Alive, she thought. The fear was back now, and the first presentiment of nausea. He was still alive. He couldn’t still be alive when the crash came. He’d had a gun. She had to find what had happened to it. With fingers quickly growing numb, she pulled the little pistol from under him.
“Partners,” she said, and fired two rounds into his head. Even over the gambling decks, they had to have heard it. She forced herself to the metal door and checked the lock. It was bolted. Unless someone had a key or cut through it, she was all right. She could rest. They wouldn’t call the police. She hoped they wouldn’t call the police.
She slid to the floor. Sweat poured down her face and she began shaking. It seemed unfair that she’d lose time during the glorious and redemptive violence and have to fight to stay conscious through the physiological crash that followed, but she couldn’t afford to sleep. Not here. She hugged her knees to her chest, sobbing not because she felt sorrow or fear, but because it was what her flesh did when she was coming down. Someone was knocking at the door, but the sound was uncertain. Tentative. Just a few minutes, and she’d be… not all right. Not that. But good enough. Just a few minutes.

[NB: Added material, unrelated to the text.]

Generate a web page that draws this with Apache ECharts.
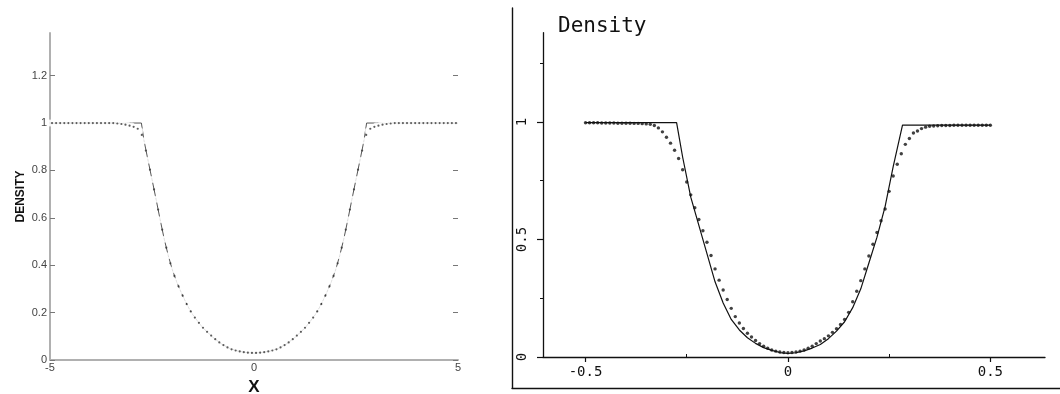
<!DOCTYPE html>
<html>
<head>
<meta charset="utf-8">
<script src="https://cdn.jsdelivr.net/npm/echarts@6/dist/echarts.min.js"></script>
<style>
  html, body { margin: 0; padding: 0; background: #ffffff; }
  #chart { width: 1060px; height: 394px; }
</style>
</head>
<body>
<div id="chart"></div>
<script>
// ---- Left panel: density on [-5, 5] ----
const leftTicksY = [0, 0.2, 0.4, 0.6, 0.8, 1, 1.2];
const leftTicksX = [-5, 0, 5];

// exact solution (solid line)
const leftExactX = [-5, -2.76, -2.7, -2.6, -2.5, -2.4, -2.3, -2.2, -2.1, -2, -1.9, -1.8, -1.7, -1.6, -1.5, -1.4, -1.3, -1.2, -1.1, -1, -0.8, -0.6, -0.4, -0.2, 0,
                    0.2, 0.4, 0.6, 0.8, 1, 1.1, 1.2, 1.3, 1.4, 1.5, 1.6, 1.7, 1.8, 1.9, 2, 2.1, 2.2, 2.3, 2.4, 2.5, 2.6, 2.7, 2.76, 5];
const leftExactY = [1, 1, 0.93, 0.845, 0.762, 0.678, 0.592, 0.51, 0.44, 0.38, 0.332, 0.291, 0.254, 0.22, 0.191, 0.168, 0.146, 0.127, 0.111, 0.095, 0.068, 0.049, 0.038, 0.032, 0.029,
                    0.032, 0.038, 0.049, 0.068, 0.095, 0.111, 0.127, 0.146, 0.168, 0.191, 0.22, 0.254, 0.291, 0.332, 0.38, 0.44, 0.51, 0.592, 0.678, 0.762, 0.845, 0.93, 1, 1];

// computed values, open circles
const leftCircleX = [-5, -4.9, -4.8, -4.7, -4.6, -4.5, -4.4, -4.3, -4.2, -4.1, -4, -3.9, -3.8, -3.7, -3.6, -3.5, -3.4, -3.3, -3.2, -3.1,
                     -3, -2.9, -2.8, -2.7, -2.6, -2.5, -2.4, -2.3, -2.2, -2.1, -2, -1.9, -1.8, -1.7, -1.6, -1.5, -1.4, -1.3, -1.2, -1.1,
                     -1, -0.9, -0.8, -0.7, -0.6, -0.5, -0.4, -0.3, -0.2, -0.1, 0, 0.1, 0.2, 0.3, 0.4, 0.5, 0.6, 0.7, 0.8, 0.9,
                     1, 1.1, 1.2, 1.3, 1.4, 1.5, 1.6, 1.7, 1.8, 1.9, 2, 2.1, 2.2, 2.3, 2.4, 2.5, 2.6, 2.7, 2.8, 2.9,
                     3, 3.1, 3.2, 3.3, 3.4, 3.5, 3.6, 3.7, 3.8, 3.9, 4, 4.1, 4.2, 4.3, 4.4, 4.5, 4.6, 4.7, 4.8, 4.9, 5];
const leftCircleY = [1, 1, 1, 1, 1, 1, 1, 1, 1, 1, 1, 1, 1, 1, 1, 1, 0.999, 0.997, 0.995, 0.991,
                     0.987, 0.981, 0.968, 0.925, 0.843, 0.762, 0.678, 0.592, 0.51, 0.44, 0.38, 0.332, 0.291, 0.254, 0.22, 0.191, 0.168, 0.146, 0.127, 0.111,
                     0.095, 0.081, 0.068, 0.058, 0.049, 0.042, 0.038, 0.034, 0.032, 0.03, 0.029, 0.03, 0.032, 0.034, 0.038, 0.042, 0.049, 0.058, 0.068, 0.081,
                     0.095, 0.111, 0.127, 0.146, 0.168, 0.191, 0.22, 0.254, 0.291, 0.332, 0.38, 0.44, 0.51, 0.592, 0.678, 0.762, 0.843, 0.925, 0.968, 0.981,
                     0.987, 0.991, 0.995, 0.997, 0.999, 1, 1, 1, 1, 1, 1, 1, 1, 1, 1, 1, 1, 1, 1, 1, 1];

// computed values, small dots (half-cell positions)
const leftDotX = [-4.95, -4.85, -4.75, -4.65, -4.55, -4.45, -4.35, -4.25, -4.15, -4.05, -3.95, -3.85, -3.75, -3.65, -3.55, -3.45, -3.35, -3.25, -3.15, -3.05,
                  -2.95, -2.85, -2.75, -2.65, -2.55, -2.45, -2.35, -2.25, -2.15, -2.05, -1.95, -1.85, -1.75, -1.65, -1.55, -1.45, -1.35, -1.25, -1.15, -1.05,
                  -0.95, -0.85, -0.75, -0.65, -0.55, -0.45, -0.35, -0.25, -0.15, -0.05, 0.05, 0.15, 0.25, 0.35, 0.45, 0.55, 0.65, 0.75, 0.85, 0.95,
                  1.05, 1.15, 1.25, 1.35, 1.45, 1.55, 1.65, 1.75, 1.85, 1.95, 2.05, 2.15, 2.25, 2.35, 2.45, 2.55, 2.65, 2.75, 2.85, 2.95,
                  3.05, 3.15, 3.25, 3.35, 3.45, 3.55, 3.65, 3.75, 3.85, 3.95, 4.05, 4.15, 4.25, 4.35, 4.45, 4.55, 4.65, 4.75, 4.85, 4.95];
const leftDotY = [1, 1, 1, 1, 1, 1, 1, 1, 1, 1, 1, 1, 1, 1, 1, 1, 0.998, 0.996, 0.993, 0.989,
                  0.984, 0.976, 0.95, 0.884, 0.803, 0.72, 0.635, 0.55, 0.474, 0.408, 0.355, 0.311, 0.272, 0.236, 0.205, 0.179, 0.157, 0.136, 0.119, 0.103,
                  0.088, 0.074, 0.063, 0.053, 0.045, 0.04, 0.036, 0.033, 0.031, 0.03, 0.03, 0.031, 0.033, 0.036, 0.04, 0.045, 0.053, 0.063, 0.074, 0.088,
                  0.103, 0.119, 0.136, 0.157, 0.179, 0.205, 0.236, 0.272, 0.311, 0.355, 0.408, 0.474, 0.55, 0.635, 0.72, 0.803, 0.884, 0.95, 0.976, 0.984,
                  0.989, 0.993, 0.996, 0.998, 1, 1, 1, 1, 1, 1, 1, 1, 1, 1, 1, 1, 1, 1, 1, 1];

// ---- Right panel: density on [-0.5, 0.5] ----
const rightTicksY = [0, 0.5, 1];
const rightMinorY = [0.25, 0.75, 1.25];
const rightTicksX = [-0.5, 0, 0.5];
const rightMinorX = [-0.25, 0.25];

const rightExactX = [-0.5, -0.275, -0.26, -0.24, -0.22, -0.2, -0.18, -0.16, -0.14, -0.12, -0.1, -0.08, -0.06, -0.04, -0.02, 0,
                     0.02, 0.04, 0.06, 0.08, 0.1, 0.12, 0.14, 0.16, 0.18, 0.2, 0.22, 0.24, 0.26, 0.283, 0.5];
const rightExactY = [0.997, 0.997, 0.85, 0.68, 0.56, 0.44, 0.32, 0.23, 0.16, 0.115, 0.082, 0.058, 0.04, 0.028, 0.019, 0.015,
                     0.018, 0.026, 0.038, 0.053, 0.078, 0.11, 0.15, 0.21, 0.29, 0.4, 0.51, 0.64, 0.81, 0.987, 0.987];

const rightDotX = [-0.5, -0.49, -0.48, -0.47, -0.46, -0.45, -0.44, -0.43, -0.42, -0.41, -0.4, -0.39, -0.38, -0.37, -0.36, -0.35, -0.34, -0.33, -0.32, -0.31,
                   -0.3, -0.29, -0.28, -0.27, -0.26, -0.25, -0.24, -0.23, -0.22, -0.21, -0.2, -0.19, -0.18, -0.17, -0.16, -0.15, -0.14, -0.13, -0.12, -0.11,
                   -0.1, -0.09, -0.08, -0.07, -0.06, -0.05, -0.04, -0.03, -0.02, -0.01, 0, 0.01, 0.02, 0.03, 0.04, 0.05, 0.06, 0.07, 0.08, 0.09,
                   0.1, 0.11, 0.12, 0.13, 0.14, 0.15, 0.16, 0.17, 0.18, 0.19, 0.2, 0.21, 0.22, 0.23, 0.24, 0.25, 0.26, 0.27, 0.28, 0.29,
                   0.3, 0.31, 0.32, 0.33, 0.34, 0.35, 0.36, 0.37, 0.38, 0.39, 0.4, 0.41, 0.42, 0.43, 0.44, 0.45, 0.46, 0.47, 0.48, 0.49, 0.5];
const rightDotY = [0.997, 0.997, 0.997, 0.997, 0.996, 0.996, 0.996, 0.996, 0.995, 0.995, 0.995, 0.995, 0.994, 0.994, 0.993, 0.992, 0.99, 0.985, 0.975, 0.958,
                   0.935, 0.91, 0.88, 0.845, 0.797, 0.745, 0.69, 0.635, 0.585, 0.537, 0.488, 0.432, 0.375, 0.327, 0.285, 0.245, 0.207, 0.172, 0.145, 0.121,
                   0.101, 0.085, 0.07, 0.057, 0.046, 0.037, 0.03, 0.025, 0.021, 0.019, 0.018, 0.019, 0.021, 0.025, 0.03, 0.037, 0.046, 0.057, 0.068, 0.078,
                   0.09, 0.105, 0.12, 0.138, 0.16, 0.19, 0.235, 0.28, 0.325, 0.375, 0.43, 0.48, 0.53, 0.58, 0.63, 0.705, 0.77, 0.82, 0.865, 0.905,
                   0.93, 0.953, 0.962, 0.972, 0.978, 0.982, 0.983, 0.984, 0.985, 0.985, 0.985, 0.986, 0.986, 0.986, 0.986, 0.986, 0.986, 0.986, 0.986, 0.986, 0.986];

const zip = (xs, ys) => xs.map((x, i) => [x, ys[i]]);
const fmt = v => String(+(+v).toFixed(2));

const LEFT_FONT = '"Liberation Sans", Arial, sans-serif';
const MONO = '"DejaVu Sans Mono", monospace';
const hidden = { show: false };

const option = {
  animation: false,
  backgroundColor: '#ffffff',
  title: {
    text: 'Density',
    left: 553, top: 11,
    textStyle: { fontFamily: MONO, fontSize: 21, fontWeight: 'normal', color: '#111' }
  },
  grid: [
    { left: 50, top: 33, width: 408, height: 327, containLabel: false, outerBoundsMode: 'none' },
    { left: 543, top: 32.7, width: 502, height: 324.3, containLabel: false, outerBoundsMode: 'none' },
    { left: 512, top: 8, width: 560, height: 380, containLabel: false, outerBoundsMode: 'none' }
  ],
  xAxis: [
    { // left panel
      type: 'value', gridIndex: 0, min: -5, max: 5, position: 'bottom',
      name: 'X', nameLocation: 'middle', nameGap: 19,
      nameTextStyle: { fontFamily: LEFT_FONT, fontWeight: 900, fontSize: 17, color: '#111' },
      axisLine: { onZero: false, lineStyle: { color: '#b0b0b0', width: 2 } },
      axisTick: hidden,
      splitLine: hidden,
      axisLabel: { customValues: leftTicksX, formatter: fmt, margin: 2, fontFamily: LEFT_FONT, fontSize: 11, color: '#444' }
    },
    { // right panel, major ticks
      type: 'value', gridIndex: 1, min: -0.605, max: 0.635, position: 'bottom',
      axisLine: { onZero: false, lineStyle: { color: '#111', width: 1.3 } },
      axisTick: { customValues: rightTicksX, length: 5, lineStyle: { color: '#111', width: 1.2 } },
      splitLine: hidden,
      axisLabel: { customValues: rightTicksX, formatter: fmt, margin: 8, fontFamily: MONO, fontSize: 14, color: '#111' }
    },
    { // right panel, minor ticks
      type: 'value', gridIndex: 1, min: -0.605, max: 0.635, position: 'bottom', offset: 0,
      axisLine: { show: false, onZero: false },
      axisTick: { customValues: rightMinorX, inside: true, length: 3, lineStyle: { color: '#111', width: 1 } },
      splitLine: hidden, axisLabel: hidden
    },
    { // outer frame
      type: 'value', gridIndex: 2, min: 0, max: 1, position: 'bottom',
      axisLine: { onZero: false, lineStyle: { color: '#111', width: 1.4 } },
      axisTick: hidden, splitLine: hidden, axisLabel: hidden
    }
  ],
  yAxis: [
    { // left panel
      type: 'value', gridIndex: 0, min: 0, max: 1.38, position: 'left',
      name: 'DENSITY', nameLocation: 'middle', nameGap: 23,
      nameTextStyle: { fontFamily: LEFT_FONT, fontWeight: 'bold', fontSize: 12, color: '#111' },
      axisLine: { show: true, onZero: false, lineStyle: { color: '#b0b0b0', width: 2 } },
      axisTick: { customValues: leftTicksY, inside: true, length: 5, lineStyle: { color: '#777', width: 1 } },
      splitLine: hidden,
      axisLabel: { customValues: leftTicksY, formatter: fmt, margin: 3, fontFamily: LEFT_FONT, fontSize: 11, color: '#444' }
    },
    { // left panel, right-hand ticks
      type: 'value', gridIndex: 0, min: 0, max: 1.38, position: 'right', offset: 0,
      axisLine: { show: false, onZero: false },
      axisTick: { show: true, customValues: leftTicksY, inside: true, length: 5, lineStyle: { color: '#777', width: 1 } },
      splitLine: hidden, axisLabel: hidden
    },
    { // right panel, major ticks
      type: 'value', gridIndex: 1, min: 0, max: 1.38, position: 'left',
      axisLine: { show: true, onZero: false, lineStyle: { color: '#111', width: 1.3 } },
      axisTick: { show: true, customValues: rightTicksY, length: 6, lineStyle: { color: '#111', width: 1.2 } },
      splitLine: hidden,
      axisLabel: { customValues: rightTicksY, formatter: fmt, rotate: 90, margin: 14, fontFamily: MONO, fontSize: 14, color: '#111' }
    },
    { // right panel, minor ticks
      type: 'value', gridIndex: 1, min: 0, max: 1.38, position: 'left', offset: 0,
      axisLine: { show: false, onZero: false },
      axisTick: { show: true, customValues: rightMinorY, length: 3, lineStyle: { color: '#111', width: 1 } },
      splitLine: hidden, axisLabel: hidden
    },
    { // outer frame
      type: 'value', gridIndex: 2, min: 0, max: 1, position: 'left',
      axisLine: { show: true, onZero: false, lineStyle: { color: '#111', width: 1.4 } },
      axisTick: hidden, splitLine: hidden, axisLabel: hidden
    }
  ],
  series: [
    {
      type: 'line', xAxisIndex: 0, yAxisIndex: 0,
      data: zip(leftExactX, leftExactY),
      showSymbol: false, lineStyle: { color: '#555', width: 1 }, z: 2
    },
    {
      type: 'scatter', xAxisIndex: 0, yAxisIndex: 0,
      data: zip(leftCircleX, leftCircleY),
      symbol: 'emptyCircle', symbolSize: 5,
      itemStyle: { color: '#ffffff', borderColor: '#555', borderWidth: 0.9 }, z: 3
    },
    {
      type: 'scatter', xAxisIndex: 0, yAxisIndex: 0,
      data: zip(leftDotX, leftDotY),
      symbol: 'circle', symbolSize: 2.2,
      itemStyle: { color: '#333' }, z: 4
    },
    {
      type: 'line', xAxisIndex: 1, yAxisIndex: 2,
      data: zip(rightExactX, rightExactY),
      showSymbol: false, lineStyle: { color: '#111', width: 1.2 }, z: 2
    },
    {
      type: 'scatter', xAxisIndex: 1, yAxisIndex: 2,
      data: zip(rightDotX, rightDotY),
      symbol: 'circle', symbolSize: 3.4,
      itemStyle: { color: '#111' }, z: 3
    }
  ]
};

const chart = echarts.init(document.getElementById('chart'), null, { renderer: 'canvas' });
chart.setOption(option);
</script>
</body>
</html>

This was why glandular modification had never taken root in the military culture. A squad of soldiers without hesitation or doubt, so full of adrenaline they could tear their own muscles and not care, might win battles. But the same fighters curled up and mewling for five minutes afterward would lose them again. It was a failed technology, but not an unavailable one. Enough money, enough favors to call in, and enough men of science who had been cured of conscience. It was easy. The easiest part of her plan, really.
Her sobs intensified, shifted. The vomiting started. She knew from experience that it wouldn’t last long. Between retching, she watched the bodybuilder’s chest heaving for air through his ruined throat, but he was already gone. The smell of blood and puke thickened the air. Melba caught her breath, wiping the back of her hand against her lips. Her sinuses ached, and she didn’t know if it was from the retching or the false glands that lay in that tender flesh. It didn’t matter.
The knocking at the door was more desperate now. She could make out the voice of the fat man by the doo
r. No more time. She took the plastic envelope and shoved it in her pocket. Melba Alzbeta Koh crawled out the window and dropped to the street. She stank. There was blood on her hands. She was trembling with every step. The dim sunlight hurt, and she used the shadows of her hands to hide from it. In this part of Baltimore, a thousand people could see her and not have seen anything. The blanket of anonymity that the drug dealers and pimps and slavers arranged and enforced also protected her.
She’d be okay. She’d made it. The last tool was in place, and all she had to do was get to her hotel, drink something to put her electrolytes back in balance, and sleep a little. And then, in a few days, report for duty on the Cerisier and begin her long journey out to the edge of the solar system. Holding her spine straight, walking down the street, avoiding people’s eyes, the dozen blocks to her room seemed longer. But she would do it. She would do whatever had to be done.
She had been Clarissa Melpomene Mao. Her family had controlled the fates of cities, colonies, and planets. And now Father sat in an anonymous prison, barred from speaking with anyone besides his lawyer, living out his days in disgrace. Her mother lived in a private compound on Luna slowly medicating herself to death. The siblings—the ones that were still alive—had scattered to whatever shelter they could find from the hatred of two worlds. Once, her family’s name had been written in starlight and blood, and now they’d been made to seem like villains. They’d been destroyed.
She could make it right, though. It hadn’t been easy, and it wouldn’t be now. Some nights, the sacrifices felt almost unbearable, but she would do it. She could make them all see the injustice in what James Holden had done to her family. She would expose him. Humiliate him.
And then she would destroy him.
Chapter Four: Anna
Annushka Volovodov, Pastor Anna to her congregation on Europa—or Reverend Doctor Volovodov to people she didn’t like—was sitting in the high-backed leather chair in her office when the wife beater arrived.